This 'Gayborhood Guru' shares LGBTQ history so it will be 'harder to erase'
PHILADELPHIA — Before the Stonewall Riots of 1969 energized the gay rights movement, LGBTQ women and men marched in front of Philadelphia's historic Independence Hall on the Fourth of July every year from 1965 to 1969 to demand civil rights.
"The Reminder Day protests were the first regularly organized and regularly recurring demonstrations for gay rights in the country," historian Bob Skiba said.
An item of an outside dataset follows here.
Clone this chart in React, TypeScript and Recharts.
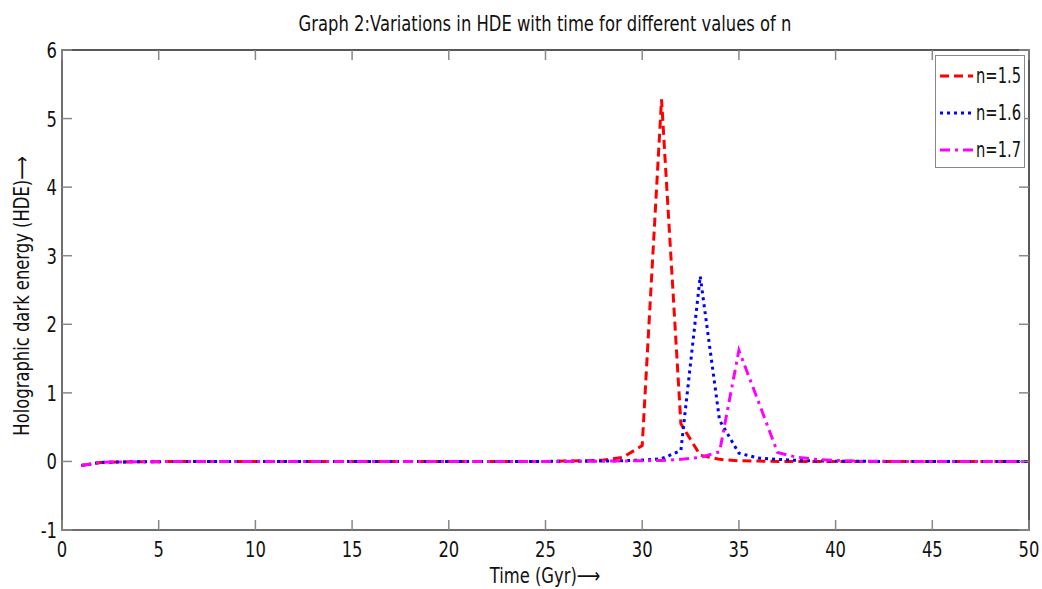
import React from "react";
import { LineChart, Line, XAxis, YAxis } from "recharts";

const time = [
  1, 2, 3, 4, 5, 6, 7, 8, 9, 10, 11, 12, 13, 14, 15, 16, 17, 18, 19, 20, 21, 22, 23, 24, 25,
  26, 27, 28, 29, 30, 31, 32, 33, 34, 35, 36, 37, 38, 39, 40, 41, 42, 43, 44, 45, 46, 47, 48, 49, 50,
];

const hde15 = [
  -0.06, -0.015, -0.008, -0.005, -0.003, -0.002, -0.001, 0, 0, 0, 0, 0, 0, 0, 0, 0, 0, 0, 0, 0, 0, 0, 0, 0, 0,
  0.005, 0.01, 0.02, 0.06, 0.23, 5.28, 0.55, 0.09, 0.03, 0.01, 0.005, 0, 0, 0, 0, 0, 0, 0, 0, 0, 0, 0, 0, 0, 0,
];

const hde16 = [
  -0.06, -0.015, -0.008, -0.005, -0.003, -0.002, -0.001, 0, 0, 0, 0, 0, 0, 0, 0, 0, 0, 0, 0, 0, 0, 0, 0, 0, 0,
  0.002, 0.004, 0.006, 0.01, 0.02, 0.04, 0.16, 2.7, 0.6, 0.12, 0.05, 0.03, 0.015, 0.008, 0.004, 0.002, 0, 0, 0, 0, 0, 0, 0, 0, 0,
];

const hde17 = [
  -0.06, -0.015, -0.008, -0.005, -0.003, -0.002, -0.001, 0, 0, 0, 0, 0, 0, 0, 0, 0, 0, 0, 0, 0, 0, 0, 0, 0, 0,
  0, 0.002, 0.004, 0.007, 0.01, 0.015, 0.03, 0.06, 0.14, 1.62, 0.88, 0.13, 0.06, 0.03, 0.015, 0.005, 0.002, 0, 0, 0, 0, 0, 0, 0, 0,
];

const xTicks = [0, 5, 10, 15, 20, 25, 30, 35, 40, 45, 50];
const yTicks = [-1, 0, 1, 2, 3, 4, 5, 6];

const series = [
  { key: "a", name: "n=1.5", color: "#ff0000", dash: "9 5" },
  { key: "b", name: "n=1.6", color: "#0000ff", dash: "3 4" },
  { key: "c", name: "n=1.7", color: "#ff00ff", dash: "10 5 3 5" },
];

const data = time.map((t, i) => ({ t, a: hde15[i], b: hde16[i], c: hde17[i] }));

// plot box edges (px)
const LEFT = 62;
const RIGHT = 1029;
const TOP = 50;
const BOTTOM = 530;

const FONT = "'DejaVu Sans', sans-serif";
const SQUEEZE = 0.78; // reference uses a very narrow face
const TICK_COLOR = "#888888";

// text squeezed horizontally to mimic the condensed font
function Narrow({ x, y, anchor = "middle", rotate = 0, size = 21, children }: any) {
  return (
    <text
      transform={`translate(${x},${y}) rotate(${rotate}) scale(${SQUEEZE},1)`}
      textAnchor={anchor}
      fontSize={size}
      fill="#111"
      fontFamily={FONT}
    >
      {children}
    </text>
  );
}

function BottomTick({ x, payload }: any) {
  return (
    <g>
      <line x1={x} x2={x} y1={BOTTOM} y2={BOTTOM - 10} stroke={TICK_COLOR} strokeWidth={1.5} />
      <Narrow x={x} y={BOTTOM + 27}>{payload.value}</Narrow>
    </g>
  );
}

function LeftTick({ y, payload }: any) {
  return (
    <g>
      <line x1={LEFT} x2={LEFT + 10} y1={y} y2={y} stroke={TICK_COLOR} strokeWidth={1.5} />
      <Narrow x={LEFT - 5} y={y + 8} anchor="end">{payload.value}</Narrow>
      <line x1={RIGHT} x2={RIGHT - 10} y1={y} y2={y} stroke={TICK_COLOR} strokeWidth={1.5} />
    </g>
  );
}

function TopTick({ x }: any) {
  return <line x1={x} x2={x} y1={TOP} y2={TOP + 10} stroke={TICK_COLOR} strokeWidth={1.5} />;
}

function LegendBox() {
  return (
    <div
      style={{
        position: "absolute",
        left: 935,
        top: 55,
        width: 90,
        height: 113,
        boxSizing: "border-box",
        border: "1.5px solid #888",
        background: "#fff",
        padding: "1px 4px",
        fontFamily: FONT,
        fontSize: 21,
        color: "#111",
      }}
    >
      {series.map((s) => (
        <div key={s.key} style={{ display: "flex", alignItems: "center", height: 37 }}>
          <svg width={33} height={10} style={{ marginRight: 3, flex: "none" }}>
            <line x1={0} x2={33} y1={5} y2={5} stroke={s.color} strokeWidth={3} strokeDasharray={s.dash} />
          </svg>
          <span style={{ display: "inline-block", transform: "scaleX(0.7)", transformOrigin: "left center" }}>
            {s.name}
          </span>
        </div>
      ))}
    </div>
  );
}

export default function App() {
  return (
    <div style={{ position: "absolute", left: 0, top: 0, width: 1042, height: 589, background: "#fff" }}>
      <LineChart
        width={1042}
        height={589}
        data={data}
        margin={{ top: TOP - 1, right: 1042 - RIGHT, left: 0, bottom: 0 }}
      >
        <Narrow x={545} y={31}>Graph 2:Variations in HDE with time for different values of n</Narrow>
        <Narrow x={545} y={583}>Time (Gyr)⟶</Narrow>
        <Narrow x={29} y={296} rotate={-90}>Holographic dark energy (HDE)⟶</Narrow>
        <rect x={LEFT} y={TOP} width={RIGHT - LEFT} height={BOTTOM - TOP} fill="none" stroke="#222" strokeWidth={1.5} />
        <XAxis
          dataKey="t"
          type="number"
          domain={[0, 50]}
          ticks={xTicks}
          height={589 - BOTTOM}
          tickSize={0}
          tickMargin={0}
          tickLine={false}
          axisLine={{ stroke: "#777", strokeWidth: 1.5 }}
          tick={<BottomTick />}
          interval={0}
        />
        <XAxis
          xAxisId="top"
          dataKey="t"
          type="number"
          orientation="top"
          domain={[0, 50]}
          ticks={xTicks}
          height={1}
          tickSize={0}
          tickMargin={0}
          tickLine={false}
          axisLine={false}
          tick={<TopTick />}
          interval={0}
        />
        <YAxis
          type="number"
          domain={[-1, 6]}
          ticks={yTicks}
          width={LEFT}
          tickSize={0}
          tickMargin={0}
          tickLine={false}
          axisLine={{ stroke: "#777", strokeWidth: 1.5 }}
          tick={<LeftTick />}
          interval={0}
        />
        {series.map((s) => (
          <Line
            key={s.key}
            type="linear"
            dataKey={s.key}
            name={s.name}
            stroke={s.color}
            strokeWidth={3}
            strokeDasharray={s.dash}
            dot={false}
            isAnimationActive={false}
          />
        ))}
      </LineChart>
      <LegendBox />
    </div>
  );
}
Skiba has been preserving and promoting Philadelphia's vibrant LGBTQ history for the last two decades. As the curator of collections at the John J. Wilcox, Jr. LGBT Archives, Skiba works with an incredibly diverse range of archival material, from early LGBTQ publications to political buttons to personal photo albums and correspondence. It is this last category that Skiba loves most.
"We can always examine the same nationally important figures that people have gone over and over, but I love going through people's personal collections because it tells me how they dealt with being different in their time period, in their milieu, in their society," Skiba said.
Skiba's commitment to the city's LGBTQ history extends beyond the archives. Skiba also authors a historical blog, "The Gayborhood Guru," and gives tours of Philadelphia's historic Gayborhood.
"I like to think if I keep on telling these stories, if we document our history, if we document who we are, it's going to be harder and harder to erase or even to ignore."